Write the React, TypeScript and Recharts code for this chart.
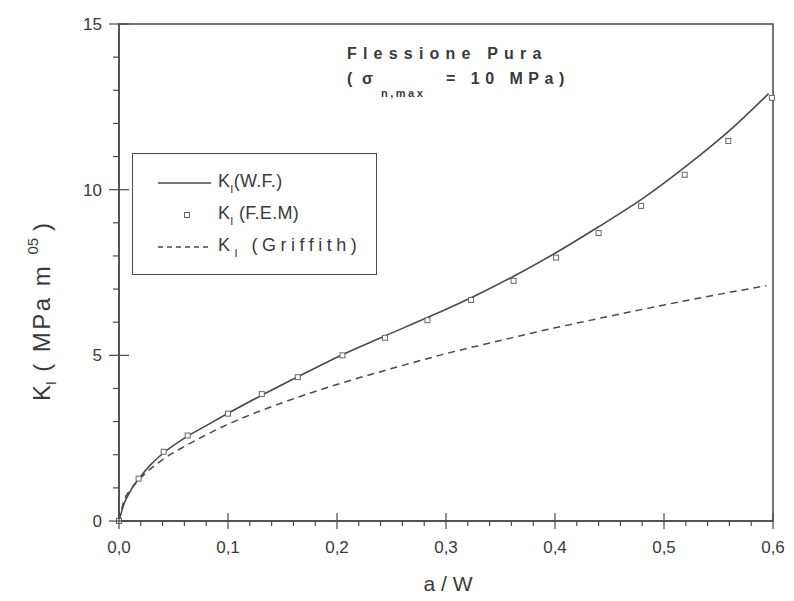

════════════════

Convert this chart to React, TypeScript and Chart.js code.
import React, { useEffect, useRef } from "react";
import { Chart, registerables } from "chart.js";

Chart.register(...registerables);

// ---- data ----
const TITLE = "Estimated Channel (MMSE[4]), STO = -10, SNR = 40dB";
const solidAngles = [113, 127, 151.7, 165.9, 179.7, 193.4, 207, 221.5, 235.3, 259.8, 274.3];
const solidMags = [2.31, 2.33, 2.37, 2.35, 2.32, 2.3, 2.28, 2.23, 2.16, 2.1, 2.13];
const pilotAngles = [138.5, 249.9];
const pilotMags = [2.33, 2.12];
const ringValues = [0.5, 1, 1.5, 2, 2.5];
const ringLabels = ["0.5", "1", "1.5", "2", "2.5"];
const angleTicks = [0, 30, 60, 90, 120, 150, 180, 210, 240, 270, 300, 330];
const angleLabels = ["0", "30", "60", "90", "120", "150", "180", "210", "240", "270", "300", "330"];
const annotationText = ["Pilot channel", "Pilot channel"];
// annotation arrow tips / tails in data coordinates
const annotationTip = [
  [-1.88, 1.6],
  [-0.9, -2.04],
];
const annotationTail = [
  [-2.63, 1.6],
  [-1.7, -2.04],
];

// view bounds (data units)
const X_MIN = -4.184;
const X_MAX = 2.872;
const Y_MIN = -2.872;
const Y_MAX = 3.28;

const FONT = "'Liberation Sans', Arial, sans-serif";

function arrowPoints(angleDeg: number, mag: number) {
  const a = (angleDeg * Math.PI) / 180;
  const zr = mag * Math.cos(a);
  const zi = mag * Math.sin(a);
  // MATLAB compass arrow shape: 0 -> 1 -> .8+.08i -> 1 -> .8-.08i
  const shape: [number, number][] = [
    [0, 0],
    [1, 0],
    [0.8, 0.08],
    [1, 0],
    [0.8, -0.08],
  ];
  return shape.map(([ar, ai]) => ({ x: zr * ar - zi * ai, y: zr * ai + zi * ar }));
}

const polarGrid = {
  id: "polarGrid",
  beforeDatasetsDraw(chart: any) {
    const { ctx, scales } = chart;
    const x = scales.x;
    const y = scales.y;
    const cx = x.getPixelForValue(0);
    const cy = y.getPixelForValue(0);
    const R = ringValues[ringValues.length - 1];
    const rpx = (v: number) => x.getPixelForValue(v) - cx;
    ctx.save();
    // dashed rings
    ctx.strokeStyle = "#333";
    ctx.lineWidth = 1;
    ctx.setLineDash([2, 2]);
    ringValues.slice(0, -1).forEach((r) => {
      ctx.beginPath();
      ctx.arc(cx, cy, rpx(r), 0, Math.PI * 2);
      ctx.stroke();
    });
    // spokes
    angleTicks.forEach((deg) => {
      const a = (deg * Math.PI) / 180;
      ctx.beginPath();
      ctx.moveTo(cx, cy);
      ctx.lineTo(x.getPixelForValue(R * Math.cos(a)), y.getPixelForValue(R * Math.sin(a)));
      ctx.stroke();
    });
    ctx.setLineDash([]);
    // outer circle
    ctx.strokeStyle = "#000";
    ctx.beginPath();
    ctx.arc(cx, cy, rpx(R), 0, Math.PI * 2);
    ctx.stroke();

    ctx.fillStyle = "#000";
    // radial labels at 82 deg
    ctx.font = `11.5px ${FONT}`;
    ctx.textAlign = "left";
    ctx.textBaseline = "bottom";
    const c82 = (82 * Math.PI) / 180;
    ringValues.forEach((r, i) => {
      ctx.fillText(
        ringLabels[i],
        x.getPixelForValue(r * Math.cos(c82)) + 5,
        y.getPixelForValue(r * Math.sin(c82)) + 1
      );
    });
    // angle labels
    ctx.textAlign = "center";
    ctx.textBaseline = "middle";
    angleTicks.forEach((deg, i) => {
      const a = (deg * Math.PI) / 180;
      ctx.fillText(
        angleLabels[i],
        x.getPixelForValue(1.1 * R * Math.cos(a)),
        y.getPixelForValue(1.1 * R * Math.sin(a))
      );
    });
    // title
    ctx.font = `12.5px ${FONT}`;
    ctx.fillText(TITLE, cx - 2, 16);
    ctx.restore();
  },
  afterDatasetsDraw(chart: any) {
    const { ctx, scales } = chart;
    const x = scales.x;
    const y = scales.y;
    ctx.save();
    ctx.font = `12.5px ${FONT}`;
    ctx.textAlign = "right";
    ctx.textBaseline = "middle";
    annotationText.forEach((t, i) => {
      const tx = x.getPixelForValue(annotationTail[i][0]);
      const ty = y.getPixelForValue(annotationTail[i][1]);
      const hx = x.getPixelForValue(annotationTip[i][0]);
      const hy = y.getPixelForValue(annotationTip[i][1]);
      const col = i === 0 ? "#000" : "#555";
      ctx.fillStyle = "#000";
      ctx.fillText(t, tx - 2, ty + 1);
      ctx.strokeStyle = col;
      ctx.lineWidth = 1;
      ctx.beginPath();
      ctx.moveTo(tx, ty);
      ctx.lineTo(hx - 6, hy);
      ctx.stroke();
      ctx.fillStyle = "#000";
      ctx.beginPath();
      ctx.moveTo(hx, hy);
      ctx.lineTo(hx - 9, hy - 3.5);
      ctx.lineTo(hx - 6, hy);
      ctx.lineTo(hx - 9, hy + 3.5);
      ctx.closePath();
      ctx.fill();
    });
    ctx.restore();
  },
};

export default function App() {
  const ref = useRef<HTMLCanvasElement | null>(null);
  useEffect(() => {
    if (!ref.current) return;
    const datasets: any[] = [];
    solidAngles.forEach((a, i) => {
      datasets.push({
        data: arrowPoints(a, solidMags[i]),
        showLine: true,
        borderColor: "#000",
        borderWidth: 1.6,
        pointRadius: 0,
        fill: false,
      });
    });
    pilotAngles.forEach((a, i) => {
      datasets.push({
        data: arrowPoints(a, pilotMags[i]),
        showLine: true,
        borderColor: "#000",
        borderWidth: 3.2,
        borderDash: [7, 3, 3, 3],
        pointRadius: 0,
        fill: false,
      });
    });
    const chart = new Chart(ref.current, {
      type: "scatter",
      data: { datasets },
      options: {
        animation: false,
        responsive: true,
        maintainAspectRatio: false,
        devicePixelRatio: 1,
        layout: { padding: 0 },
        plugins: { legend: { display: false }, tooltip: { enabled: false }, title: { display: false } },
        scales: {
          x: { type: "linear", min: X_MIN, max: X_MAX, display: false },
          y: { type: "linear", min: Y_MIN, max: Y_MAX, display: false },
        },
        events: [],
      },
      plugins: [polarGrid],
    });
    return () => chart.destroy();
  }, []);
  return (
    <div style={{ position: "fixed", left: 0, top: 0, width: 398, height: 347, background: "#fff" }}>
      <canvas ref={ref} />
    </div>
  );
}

════════════════

### Instruction
Return the lines from the line with "Convert this chart" through the line with "Chart.register(...registerables);", inclusive, exactly as they stand, and nothing else.

### Result below
Convert this chart to React, TypeScript and Chart.js code.
import React, { useEffect, useRef } from "react";
import { Chart, registerables } from "chart.js";

Chart.register(...registerables);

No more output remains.